Material:
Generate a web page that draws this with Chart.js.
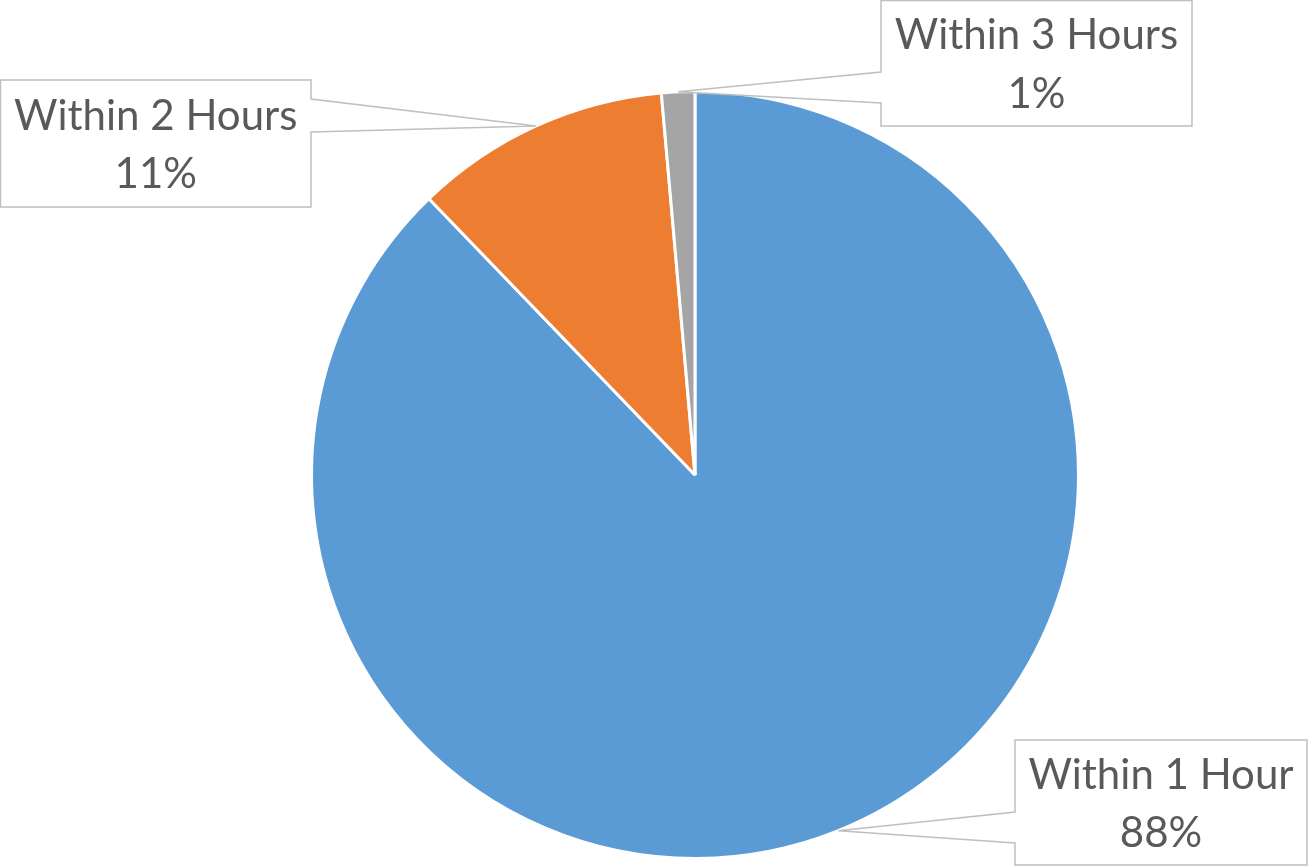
<!DOCTYPE html>
<html>
<head>
<meta charset="utf-8">
<script src="https://cdn.jsdelivr.net/npm/chart.js@4.4.1/dist/chart.umd.min.js"></script>
<style>
  html, body { margin: 0; padding: 0; background: #fff; overflow: hidden; }
  #pie { display: block; }
</style>
</head>
<body>
<canvas id="pie" width="1311" height="867"></canvas>
<script>
// 데이터
var categories = ['Within 1 Hour', 'Within 2 Hours', 'Within 3 Hours'];
var shares = [87.8, 10.8, 1.4];
var sliceColors = ['#5B9BD5', '#ED7D31', '#A5A5A5'];

// callout box 위치 (라벨 박스, notch = 꼬리가 붙는 변)
var labelBoxes = [
  { x: 1015, y: 740, w: 292, h: 125, side: 'left', n1: 812, n2: 843 },
  { x: 0.5, y: 80, w: 310.5, h: 127, side: 'right', n1: 99, n2: 132 },
  { x: 881, y: 0.5, w: 311, h: 125.5, side: 'left', n1: 72, n2: 103 },
];

var textColor = '#595959';
var boxColor = '#BFBFBF';
var labelFont = '42px Lato';

const calloutPlugin = {
  id: 'callout',
  afterDatasetsDraw(chart) {
    const ctx = chart.ctx;
    const meta = chart.getDatasetMeta(0);
    const vals = chart.data.datasets[0].data;
    const total = vals.reduce((a, b) => a + b, 0);

    meta.data.forEach((arc, i) => {
      const p = arc.getProps(['x', 'y', 'startAngle', 'endAngle', 'outerRadius'], true);
      const mid = (p.startAngle + p.endAngle) / 2;
      // 꼬리 끝 = 호의 중간점
      const tx = p.x + Math.cos(mid) * p.outerRadius;
      const ty = p.y + Math.sin(mid) * p.outerRadius;
      const b = labelBoxes[i];

      ctx.save();
      ctx.beginPath();
      if (b.side === 'right') {
        ctx.moveTo(b.x, b.y);
        ctx.lineTo(b.x + b.w, b.y);
        ctx.lineTo(b.x + b.w, b.n1);
        ctx.lineTo(tx, ty);
        ctx.lineTo(b.x + b.w, b.n2);
        ctx.lineTo(b.x + b.w, b.y + b.h);
        ctx.lineTo(b.x, b.y + b.h);
      } else {
        ctx.moveTo(b.x, b.y);
        ctx.lineTo(b.x + b.w, b.y);
        ctx.lineTo(b.x + b.w, b.y + b.h);
        ctx.lineTo(b.x, b.y + b.h);
        ctx.lineTo(b.x, b.n2);
        ctx.lineTo(tx, ty);
        ctx.lineTo(b.x, b.n1);
      }
      ctx.closePath();
      ctx.fillStyle = '#fff';
      ctx.fill();
      ctx.strokeStyle = boxColor;
      ctx.lineWidth = 1.5;
      ctx.stroke();

      // 텍스트 2줄 (baseline 기준)
      const cx = b.x + b.w / 2;
      const cy = b.y + b.h / 2;
      ctx.fillStyle = textColor;
      ctx.font = labelFont;
      ctx.textAlign = 'center';
      ctx.textBaseline = 'alphabetic';
      ctx.fillText(chart.data.labels[i], cx, cy - 14);
      ctx.fillText(Math.round(vals[i] / total * 100) + '%', cx, cy + 44.5);
      ctx.restore();
    });
  },
};

var myChart = new Chart(document.querySelector('#pie'), {
  type: 'pie',
  data: {
    labels: categories,
    datasets: [{
      data: shares,
      backgroundColor: sliceColors,
      borderColor: '#ffffff',
      borderWidth: 3,
    }],
  },
  options: {
    responsive: false,
    animation: false,
    devicePixelRatio: 1,
    layout: {
      padding: { top: 90, bottom: 7, left: 310, right: 231 },
    },
    plugins: {
      legend: { display: false },
      title: { display: false },
      tooltip: { enabled: false },
    },
  },
  plugins: [calloutPlugin],
});
</script>
</body>
</html>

What needs to be done:
Leave out the pictures, then repeat the listing above exactly from its first line to the line with "const b = labelBoxes[i];", inclusive.

Response to this task:
Generate a web page that draws this with Chart.js.
<!DOCTYPE html>
<html>
<head>
<meta charset="utf-8">
<script src="https://cdn.jsdelivr.net/npm/chart.js@4.4.1/dist/chart.umd.min.js"></script>
<style>
  html, body { margin: 0; padding: 0; background: #fff; overflow: hidden; }
  #pie { display: block; }
</style>
</head>
<body>
<canvas id="pie" width="1311" height="867"></canvas>
<script>
// 데이터
var categories = ['Within 1 Hour', 'Within 2 Hours', 'Within 3 Hours'];
var shares = [87.8, 10.8, 1.4];
var sliceColors = ['#5B9BD5', '#ED7D31', '#A5A5A5'];

// callout box 위치 (라벨 박스, notch = 꼬리가 붙는 변)
var labelBoxes = [
  { x: 1015, y: 740, w: 292, h: 125, side: 'left', n1: 812, n2: 843 },
  { x: 0.5, y: 80, w: 310.5, h: 127, side: 'right', n1: 99, n2: 132 },
  { x: 881, y: 0.5, w: 311, h: 125.5, side: 'left', n1: 72, n2: 103 },
];

var textColor = '#595959';
var boxColor = '#BFBFBF';
var labelFont = '42px Lato';

const calloutPlugin = {
  id: 'callout',
  afterDatasetsDraw(chart) {
    const ctx = chart.ctx;
    const meta = chart.getDatasetMeta(0);
    const vals = chart.data.datasets[0].data;
    const total = vals.reduce((a, b) => a + b, 0);

    meta.data.forEach((arc, i) => {
      const p = arc.getProps(['x', 'y', 'startAngle', 'endAngle', 'outerRadius'], true);
      const mid = (p.startAngle + p.endAngle) / 2;
      // 꼬리 끝 = 호의 중간점
      const tx = p.x + Math.cos(mid) * p.outerRadius;
      const ty = p.y + Math.sin(mid) * p.outerRadius;
      const b = labelBoxes[i];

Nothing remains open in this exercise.